本当に諦めたくなる日もあります。あまりにも疲れて、「なぜ私はまだここにいるんだろう?」と自問自答してしまうような日です。
でも、そう感じるたびに、母の姿が蘇ります。幼い頃、母は海外で働いていて、私たちのそばにいてくれませんでした。母は私たちのためにどれほど犠牲を払ってくれたのでしょう。あの頃はきっと私たちのそばにいたかったのに、母は私たちのそばを去っていきました。
そしてその時、私は気づきました。闘い、犠牲を払い、耐えることは、私たちの血の中に流れているのかもしれません。母があの時耐えられたのに、なぜ今の私には耐えられないのでしょう?
(中略)
フィリピン人の仲間がいることも大きな支えになっています。上司も仕事も経験も違いますが、母国語で話したり、一緒に食事をしたり、フィリピンで恋しいものについて語り合ったりできるのは、本当に心強いです。ただ一緒に笑ったり、アドボやシニガンを食べたり、疲れたと愚痴を言い合ったりするだけでも、ここで孤独を感じずにいられる大きな力になります。

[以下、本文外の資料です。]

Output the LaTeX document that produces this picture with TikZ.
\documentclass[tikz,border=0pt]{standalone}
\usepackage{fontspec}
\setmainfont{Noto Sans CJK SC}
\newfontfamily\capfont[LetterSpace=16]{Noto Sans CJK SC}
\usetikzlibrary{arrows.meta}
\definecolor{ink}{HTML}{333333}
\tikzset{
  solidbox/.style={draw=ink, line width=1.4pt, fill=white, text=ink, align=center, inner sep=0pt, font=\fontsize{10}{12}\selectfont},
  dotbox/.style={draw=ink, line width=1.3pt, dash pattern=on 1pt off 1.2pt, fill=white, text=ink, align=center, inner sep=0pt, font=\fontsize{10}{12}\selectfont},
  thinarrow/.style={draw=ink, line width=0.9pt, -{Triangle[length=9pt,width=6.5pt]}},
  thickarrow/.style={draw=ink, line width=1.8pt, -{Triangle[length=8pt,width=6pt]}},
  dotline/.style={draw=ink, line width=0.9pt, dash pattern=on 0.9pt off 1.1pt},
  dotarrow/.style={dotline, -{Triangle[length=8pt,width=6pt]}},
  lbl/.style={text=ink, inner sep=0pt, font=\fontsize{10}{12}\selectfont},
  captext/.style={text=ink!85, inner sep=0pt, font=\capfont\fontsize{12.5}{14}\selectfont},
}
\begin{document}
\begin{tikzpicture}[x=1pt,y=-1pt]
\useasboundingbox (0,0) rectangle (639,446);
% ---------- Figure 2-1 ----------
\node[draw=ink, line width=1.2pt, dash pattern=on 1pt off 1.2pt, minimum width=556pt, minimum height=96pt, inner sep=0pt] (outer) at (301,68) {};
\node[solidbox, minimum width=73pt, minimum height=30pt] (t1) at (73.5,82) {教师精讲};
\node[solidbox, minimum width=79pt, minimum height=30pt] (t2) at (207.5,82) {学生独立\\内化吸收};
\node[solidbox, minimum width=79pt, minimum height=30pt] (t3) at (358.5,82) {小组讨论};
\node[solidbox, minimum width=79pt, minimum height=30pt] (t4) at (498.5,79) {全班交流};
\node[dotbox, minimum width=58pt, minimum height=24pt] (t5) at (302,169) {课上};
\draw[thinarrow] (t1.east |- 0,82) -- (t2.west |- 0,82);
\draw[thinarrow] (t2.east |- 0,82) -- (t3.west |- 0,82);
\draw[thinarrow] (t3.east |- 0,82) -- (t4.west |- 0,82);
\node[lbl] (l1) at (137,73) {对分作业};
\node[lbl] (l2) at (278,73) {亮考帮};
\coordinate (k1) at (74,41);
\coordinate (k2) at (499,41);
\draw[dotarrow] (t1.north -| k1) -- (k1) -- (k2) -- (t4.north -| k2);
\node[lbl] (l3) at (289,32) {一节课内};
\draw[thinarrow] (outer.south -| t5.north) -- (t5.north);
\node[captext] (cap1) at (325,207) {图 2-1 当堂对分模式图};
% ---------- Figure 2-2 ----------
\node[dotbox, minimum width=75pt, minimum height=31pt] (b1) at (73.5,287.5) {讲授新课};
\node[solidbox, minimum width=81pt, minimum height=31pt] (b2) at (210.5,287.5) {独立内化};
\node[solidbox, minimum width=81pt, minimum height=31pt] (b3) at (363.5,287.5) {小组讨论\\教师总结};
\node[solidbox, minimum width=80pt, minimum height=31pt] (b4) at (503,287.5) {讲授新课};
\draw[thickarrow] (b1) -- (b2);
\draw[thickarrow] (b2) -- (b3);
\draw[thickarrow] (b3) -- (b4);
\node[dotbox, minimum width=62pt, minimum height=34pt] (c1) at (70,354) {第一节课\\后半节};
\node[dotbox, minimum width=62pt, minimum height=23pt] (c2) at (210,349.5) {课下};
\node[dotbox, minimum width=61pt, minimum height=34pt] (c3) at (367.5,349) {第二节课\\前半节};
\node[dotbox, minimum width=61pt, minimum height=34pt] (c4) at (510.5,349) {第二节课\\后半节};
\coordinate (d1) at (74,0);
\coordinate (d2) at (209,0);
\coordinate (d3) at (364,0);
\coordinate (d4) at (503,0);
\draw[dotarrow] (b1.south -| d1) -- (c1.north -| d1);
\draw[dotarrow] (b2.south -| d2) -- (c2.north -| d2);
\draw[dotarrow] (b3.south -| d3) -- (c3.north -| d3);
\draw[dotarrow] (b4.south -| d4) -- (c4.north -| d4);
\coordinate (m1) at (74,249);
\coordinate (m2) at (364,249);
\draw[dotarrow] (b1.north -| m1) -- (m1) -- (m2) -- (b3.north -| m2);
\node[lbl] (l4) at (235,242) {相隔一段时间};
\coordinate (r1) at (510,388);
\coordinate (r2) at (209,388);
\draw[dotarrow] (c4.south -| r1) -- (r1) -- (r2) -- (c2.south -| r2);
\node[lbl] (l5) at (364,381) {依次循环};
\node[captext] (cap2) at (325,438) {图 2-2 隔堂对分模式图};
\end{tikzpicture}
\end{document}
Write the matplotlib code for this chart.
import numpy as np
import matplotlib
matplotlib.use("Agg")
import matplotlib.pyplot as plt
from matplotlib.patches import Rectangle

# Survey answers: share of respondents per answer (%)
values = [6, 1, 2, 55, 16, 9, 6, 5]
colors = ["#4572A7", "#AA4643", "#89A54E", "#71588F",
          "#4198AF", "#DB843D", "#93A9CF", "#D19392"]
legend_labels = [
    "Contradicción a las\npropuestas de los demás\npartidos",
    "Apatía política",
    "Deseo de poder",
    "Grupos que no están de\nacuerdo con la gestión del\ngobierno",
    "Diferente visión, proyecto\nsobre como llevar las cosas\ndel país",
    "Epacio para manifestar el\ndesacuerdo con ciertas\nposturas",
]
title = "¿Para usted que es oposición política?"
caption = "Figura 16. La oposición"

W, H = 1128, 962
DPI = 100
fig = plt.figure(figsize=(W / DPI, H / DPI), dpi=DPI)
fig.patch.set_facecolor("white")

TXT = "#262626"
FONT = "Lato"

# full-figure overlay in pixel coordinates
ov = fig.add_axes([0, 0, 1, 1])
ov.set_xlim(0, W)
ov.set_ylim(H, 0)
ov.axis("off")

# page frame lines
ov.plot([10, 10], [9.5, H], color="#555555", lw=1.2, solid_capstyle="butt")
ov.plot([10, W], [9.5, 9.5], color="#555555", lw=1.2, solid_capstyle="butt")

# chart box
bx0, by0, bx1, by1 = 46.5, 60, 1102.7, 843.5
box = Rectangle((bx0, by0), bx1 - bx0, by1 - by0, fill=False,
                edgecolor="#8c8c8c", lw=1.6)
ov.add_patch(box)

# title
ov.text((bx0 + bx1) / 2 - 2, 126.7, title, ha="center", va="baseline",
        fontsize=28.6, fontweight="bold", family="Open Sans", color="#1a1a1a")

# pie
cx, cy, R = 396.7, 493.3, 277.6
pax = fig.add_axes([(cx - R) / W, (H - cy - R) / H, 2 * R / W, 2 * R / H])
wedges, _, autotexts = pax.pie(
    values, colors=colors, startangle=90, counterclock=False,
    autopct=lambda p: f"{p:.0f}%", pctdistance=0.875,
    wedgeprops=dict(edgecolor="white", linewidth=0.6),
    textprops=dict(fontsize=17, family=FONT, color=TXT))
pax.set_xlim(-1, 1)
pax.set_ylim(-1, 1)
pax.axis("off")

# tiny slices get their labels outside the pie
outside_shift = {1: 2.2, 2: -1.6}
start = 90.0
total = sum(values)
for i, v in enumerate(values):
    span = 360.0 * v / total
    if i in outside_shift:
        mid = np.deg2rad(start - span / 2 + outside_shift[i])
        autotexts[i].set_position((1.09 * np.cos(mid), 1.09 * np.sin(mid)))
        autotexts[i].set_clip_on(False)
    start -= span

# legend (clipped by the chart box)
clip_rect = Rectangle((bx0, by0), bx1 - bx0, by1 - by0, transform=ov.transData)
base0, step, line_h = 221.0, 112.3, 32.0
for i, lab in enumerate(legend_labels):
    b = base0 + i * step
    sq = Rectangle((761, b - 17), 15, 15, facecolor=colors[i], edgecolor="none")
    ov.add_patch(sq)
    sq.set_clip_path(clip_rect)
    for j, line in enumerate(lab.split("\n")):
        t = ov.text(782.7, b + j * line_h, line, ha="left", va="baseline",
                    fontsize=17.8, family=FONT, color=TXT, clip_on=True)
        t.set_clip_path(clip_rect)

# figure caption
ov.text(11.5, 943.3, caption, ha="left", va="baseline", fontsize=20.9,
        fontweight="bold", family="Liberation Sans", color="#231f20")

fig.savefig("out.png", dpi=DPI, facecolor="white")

もし彼らがフィリピン人の仲間でなかったら、この全ては私にとってもっと辛かったかもしれません。だから、家族から遠く離れていても、日本には見知らぬ人同士でも家族のようになってくれる人がいることにも感謝しています。
そして何よりも、皆さんとこうして自分の経験を共有できることを嬉しく思っています。皆さんの前で、日本での様々な困難や適応にどのように対処してきたかをお話しできることは、私にとって喜びです。正直なところ、最初は本当に大変でした。家族から遠く離れ、誰も知り合いがいない、そしてゼロからやり直さなければならないという事実を受け入れるのは、本当に辛かったのです。
(中略)
今日、皆さんに一つだけメッセージを送るとしたら、それはこれです。迷うことを恐れないで。転ぶことを恐れないで。そして、また始めることを恐れないで。なぜなら、転ぶたびに、私たちはより強く立ち上がる機会を得るからです。そして、すべての始まりには、新しい希望が待っているのです。
ですから、ここにいる皆さん、もし今、辛いと感じているなら、覚えておいてください。あなたが感じている重荷は弱さの表れではなく、より明るい未来が待っているという証拠なのです。」